-- Start --
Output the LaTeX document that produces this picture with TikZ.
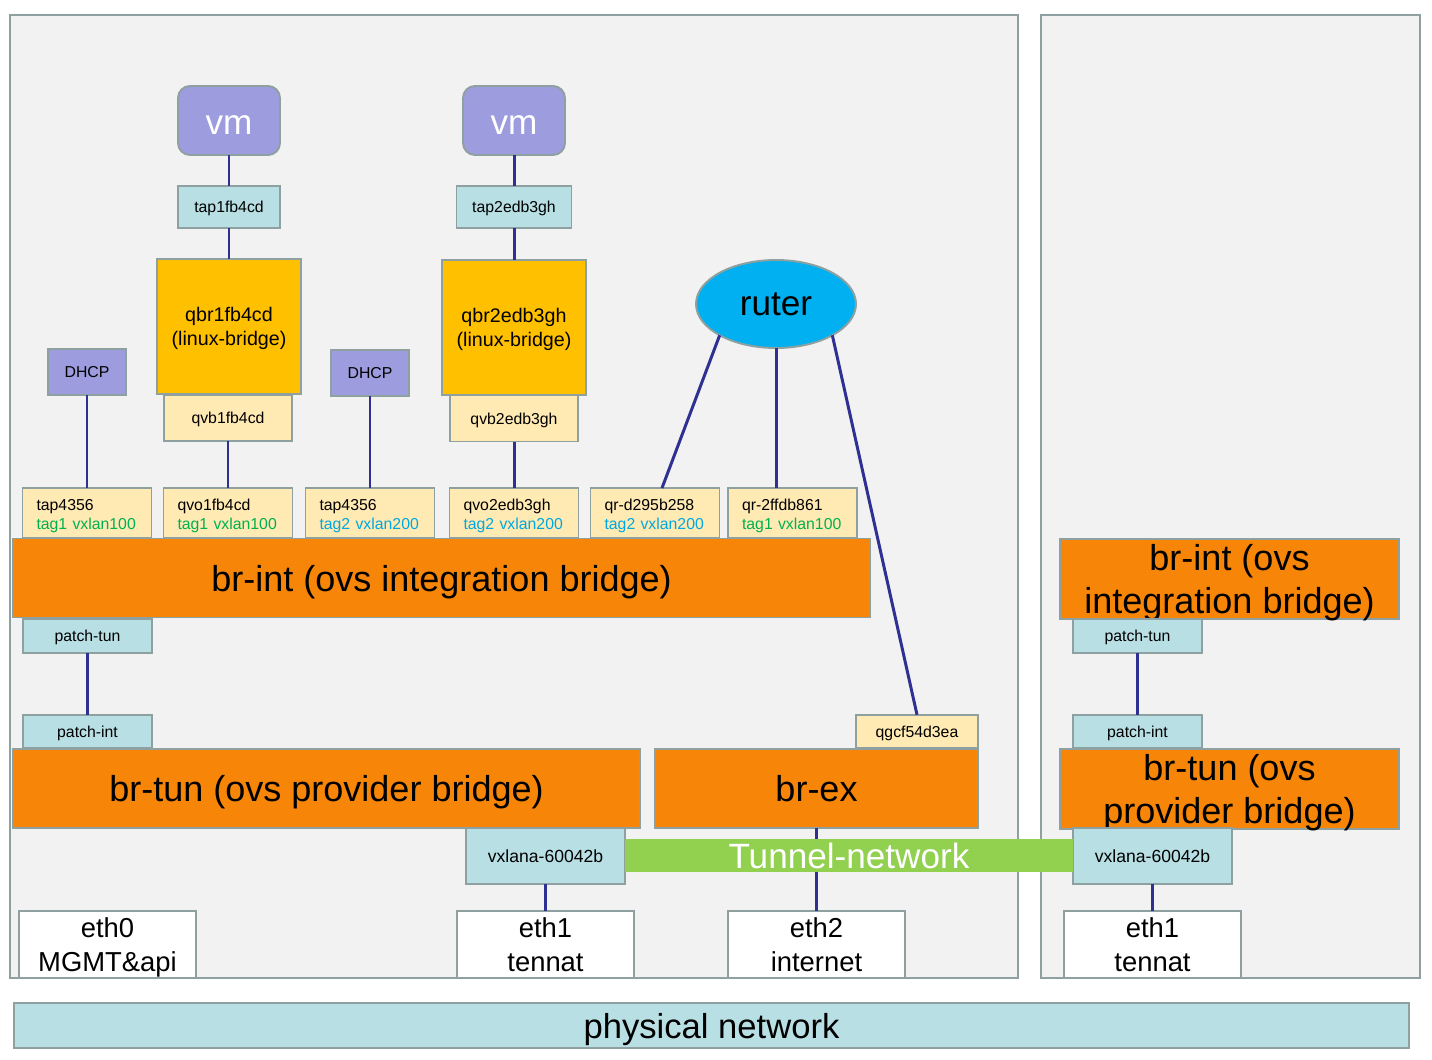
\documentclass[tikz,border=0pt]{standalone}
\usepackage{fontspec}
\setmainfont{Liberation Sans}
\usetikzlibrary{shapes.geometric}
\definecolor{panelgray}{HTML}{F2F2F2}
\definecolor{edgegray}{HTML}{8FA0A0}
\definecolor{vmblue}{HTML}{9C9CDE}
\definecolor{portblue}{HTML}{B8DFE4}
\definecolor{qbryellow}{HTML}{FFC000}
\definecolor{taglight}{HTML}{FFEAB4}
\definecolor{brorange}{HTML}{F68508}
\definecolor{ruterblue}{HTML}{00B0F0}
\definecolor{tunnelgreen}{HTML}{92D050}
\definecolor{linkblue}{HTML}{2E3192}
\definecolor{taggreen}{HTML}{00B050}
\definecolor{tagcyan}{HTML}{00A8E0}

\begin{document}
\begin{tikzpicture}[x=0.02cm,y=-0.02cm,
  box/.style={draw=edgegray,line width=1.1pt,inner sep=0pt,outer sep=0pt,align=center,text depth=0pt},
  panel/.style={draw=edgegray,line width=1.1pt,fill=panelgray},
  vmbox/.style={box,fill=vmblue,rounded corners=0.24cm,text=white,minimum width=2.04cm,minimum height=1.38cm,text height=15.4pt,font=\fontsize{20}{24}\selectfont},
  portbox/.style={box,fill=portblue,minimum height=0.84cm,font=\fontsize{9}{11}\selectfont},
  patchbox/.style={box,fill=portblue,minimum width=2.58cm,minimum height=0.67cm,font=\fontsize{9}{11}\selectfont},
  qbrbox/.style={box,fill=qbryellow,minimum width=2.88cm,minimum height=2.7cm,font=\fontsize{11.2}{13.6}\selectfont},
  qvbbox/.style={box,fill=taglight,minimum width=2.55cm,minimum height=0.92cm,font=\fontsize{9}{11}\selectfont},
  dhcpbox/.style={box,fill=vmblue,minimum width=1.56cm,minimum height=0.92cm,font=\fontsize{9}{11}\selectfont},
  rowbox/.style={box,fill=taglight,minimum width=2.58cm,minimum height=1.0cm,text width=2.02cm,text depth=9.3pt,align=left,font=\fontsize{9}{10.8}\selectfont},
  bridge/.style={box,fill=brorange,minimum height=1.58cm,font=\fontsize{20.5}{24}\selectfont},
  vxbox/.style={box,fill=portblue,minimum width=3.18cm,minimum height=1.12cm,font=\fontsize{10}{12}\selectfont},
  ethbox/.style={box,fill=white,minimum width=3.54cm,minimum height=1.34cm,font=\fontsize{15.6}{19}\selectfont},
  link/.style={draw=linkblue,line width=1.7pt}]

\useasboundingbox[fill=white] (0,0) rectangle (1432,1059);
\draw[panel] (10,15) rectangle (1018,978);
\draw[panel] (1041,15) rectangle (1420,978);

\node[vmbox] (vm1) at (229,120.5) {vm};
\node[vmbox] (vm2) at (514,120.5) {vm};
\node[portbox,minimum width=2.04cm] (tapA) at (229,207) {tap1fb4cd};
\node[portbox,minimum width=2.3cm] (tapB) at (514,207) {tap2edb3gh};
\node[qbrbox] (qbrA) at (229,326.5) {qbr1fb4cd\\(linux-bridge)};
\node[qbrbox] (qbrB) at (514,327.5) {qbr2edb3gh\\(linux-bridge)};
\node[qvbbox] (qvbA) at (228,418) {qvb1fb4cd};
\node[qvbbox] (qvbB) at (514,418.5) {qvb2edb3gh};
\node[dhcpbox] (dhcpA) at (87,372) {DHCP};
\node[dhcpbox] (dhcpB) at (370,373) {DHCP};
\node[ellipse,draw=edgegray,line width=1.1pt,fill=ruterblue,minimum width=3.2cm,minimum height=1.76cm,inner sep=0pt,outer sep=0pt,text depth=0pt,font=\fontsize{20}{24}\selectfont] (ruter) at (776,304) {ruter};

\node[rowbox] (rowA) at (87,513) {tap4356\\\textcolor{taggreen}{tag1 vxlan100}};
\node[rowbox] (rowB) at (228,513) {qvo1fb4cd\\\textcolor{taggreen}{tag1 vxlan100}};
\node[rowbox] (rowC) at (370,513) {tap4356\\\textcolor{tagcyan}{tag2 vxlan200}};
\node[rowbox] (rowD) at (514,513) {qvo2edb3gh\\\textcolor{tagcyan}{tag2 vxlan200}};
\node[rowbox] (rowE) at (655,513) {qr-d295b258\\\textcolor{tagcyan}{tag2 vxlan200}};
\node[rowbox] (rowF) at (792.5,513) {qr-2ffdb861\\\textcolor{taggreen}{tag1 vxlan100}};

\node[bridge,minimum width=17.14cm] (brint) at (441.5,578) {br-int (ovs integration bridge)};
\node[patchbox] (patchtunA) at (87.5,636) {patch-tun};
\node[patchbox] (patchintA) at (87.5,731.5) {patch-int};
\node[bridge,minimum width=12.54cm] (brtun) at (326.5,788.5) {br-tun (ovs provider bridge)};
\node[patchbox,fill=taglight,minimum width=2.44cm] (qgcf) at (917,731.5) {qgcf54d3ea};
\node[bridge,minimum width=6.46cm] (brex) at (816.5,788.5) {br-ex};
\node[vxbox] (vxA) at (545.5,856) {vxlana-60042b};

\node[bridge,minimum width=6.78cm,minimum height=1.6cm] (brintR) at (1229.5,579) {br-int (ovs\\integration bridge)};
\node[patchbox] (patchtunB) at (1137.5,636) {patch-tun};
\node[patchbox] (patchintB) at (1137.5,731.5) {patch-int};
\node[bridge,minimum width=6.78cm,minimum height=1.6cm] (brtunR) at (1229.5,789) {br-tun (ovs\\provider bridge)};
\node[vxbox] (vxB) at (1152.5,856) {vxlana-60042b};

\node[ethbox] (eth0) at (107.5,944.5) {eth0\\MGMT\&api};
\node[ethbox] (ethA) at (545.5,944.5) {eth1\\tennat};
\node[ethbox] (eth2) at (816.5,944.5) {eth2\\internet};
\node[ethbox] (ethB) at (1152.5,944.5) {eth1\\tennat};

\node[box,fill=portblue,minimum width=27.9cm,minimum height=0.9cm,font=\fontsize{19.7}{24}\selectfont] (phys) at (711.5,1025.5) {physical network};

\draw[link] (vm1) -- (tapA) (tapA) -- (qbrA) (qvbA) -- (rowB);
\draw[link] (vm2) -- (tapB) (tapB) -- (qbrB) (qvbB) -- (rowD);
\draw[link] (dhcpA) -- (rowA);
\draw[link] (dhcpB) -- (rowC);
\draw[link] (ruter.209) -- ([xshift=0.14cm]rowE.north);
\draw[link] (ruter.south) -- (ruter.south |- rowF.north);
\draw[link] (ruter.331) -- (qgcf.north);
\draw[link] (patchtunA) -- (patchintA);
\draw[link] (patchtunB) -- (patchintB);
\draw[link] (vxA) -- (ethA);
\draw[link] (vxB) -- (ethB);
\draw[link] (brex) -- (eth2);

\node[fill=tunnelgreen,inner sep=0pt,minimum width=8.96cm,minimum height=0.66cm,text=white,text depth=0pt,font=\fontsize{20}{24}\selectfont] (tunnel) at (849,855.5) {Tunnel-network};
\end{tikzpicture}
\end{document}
-- End --
-- Start --
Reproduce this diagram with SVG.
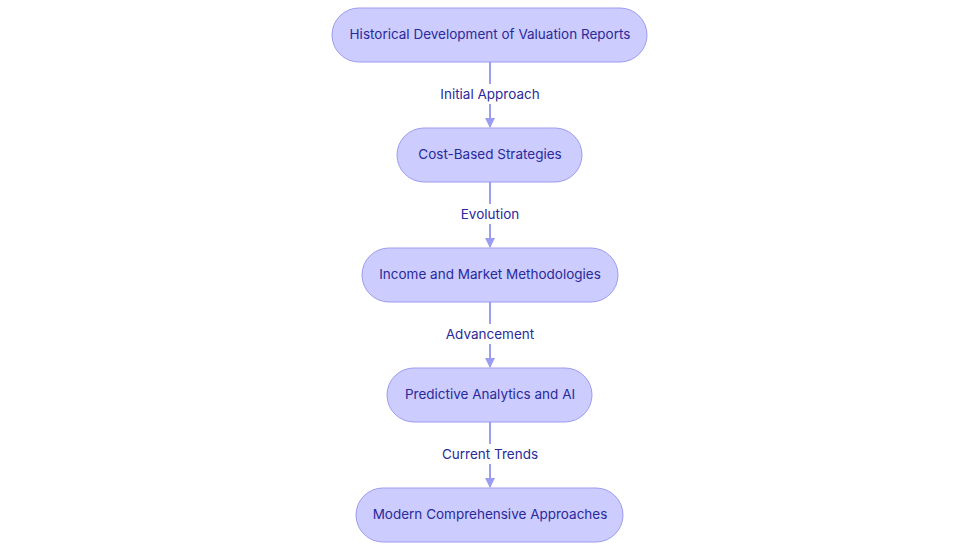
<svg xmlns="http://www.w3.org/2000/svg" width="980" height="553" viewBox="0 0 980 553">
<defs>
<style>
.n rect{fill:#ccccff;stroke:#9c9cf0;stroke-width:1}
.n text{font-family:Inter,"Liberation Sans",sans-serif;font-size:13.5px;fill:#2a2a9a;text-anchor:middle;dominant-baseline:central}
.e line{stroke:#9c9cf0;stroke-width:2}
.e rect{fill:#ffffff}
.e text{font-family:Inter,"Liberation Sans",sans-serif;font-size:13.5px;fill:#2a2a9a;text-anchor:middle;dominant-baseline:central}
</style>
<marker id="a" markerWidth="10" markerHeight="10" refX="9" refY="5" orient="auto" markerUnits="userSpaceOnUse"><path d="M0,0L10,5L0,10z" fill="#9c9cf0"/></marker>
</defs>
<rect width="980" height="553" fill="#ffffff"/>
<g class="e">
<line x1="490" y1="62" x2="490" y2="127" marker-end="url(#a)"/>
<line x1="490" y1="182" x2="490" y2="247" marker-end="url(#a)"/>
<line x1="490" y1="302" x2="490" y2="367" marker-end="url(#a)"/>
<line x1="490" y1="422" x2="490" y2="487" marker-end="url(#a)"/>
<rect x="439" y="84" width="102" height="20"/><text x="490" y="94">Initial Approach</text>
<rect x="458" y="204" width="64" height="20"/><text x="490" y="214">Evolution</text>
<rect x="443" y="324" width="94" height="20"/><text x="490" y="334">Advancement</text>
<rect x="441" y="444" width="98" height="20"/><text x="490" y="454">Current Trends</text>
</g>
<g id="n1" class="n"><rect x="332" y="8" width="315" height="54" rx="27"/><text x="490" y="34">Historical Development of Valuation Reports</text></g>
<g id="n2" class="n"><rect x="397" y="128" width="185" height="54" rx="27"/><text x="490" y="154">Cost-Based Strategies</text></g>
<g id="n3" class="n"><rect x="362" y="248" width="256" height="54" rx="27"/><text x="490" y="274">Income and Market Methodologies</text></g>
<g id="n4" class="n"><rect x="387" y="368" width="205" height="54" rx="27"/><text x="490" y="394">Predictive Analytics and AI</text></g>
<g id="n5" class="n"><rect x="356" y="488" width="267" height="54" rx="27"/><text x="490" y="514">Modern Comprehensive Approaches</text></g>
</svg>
-- End --
=== Required work ===
Copy out every line of the data that includes "this".

=== Task output ===
Output the LaTeX document that produces this picture with TikZ.
Reproduce this diagram with SVG.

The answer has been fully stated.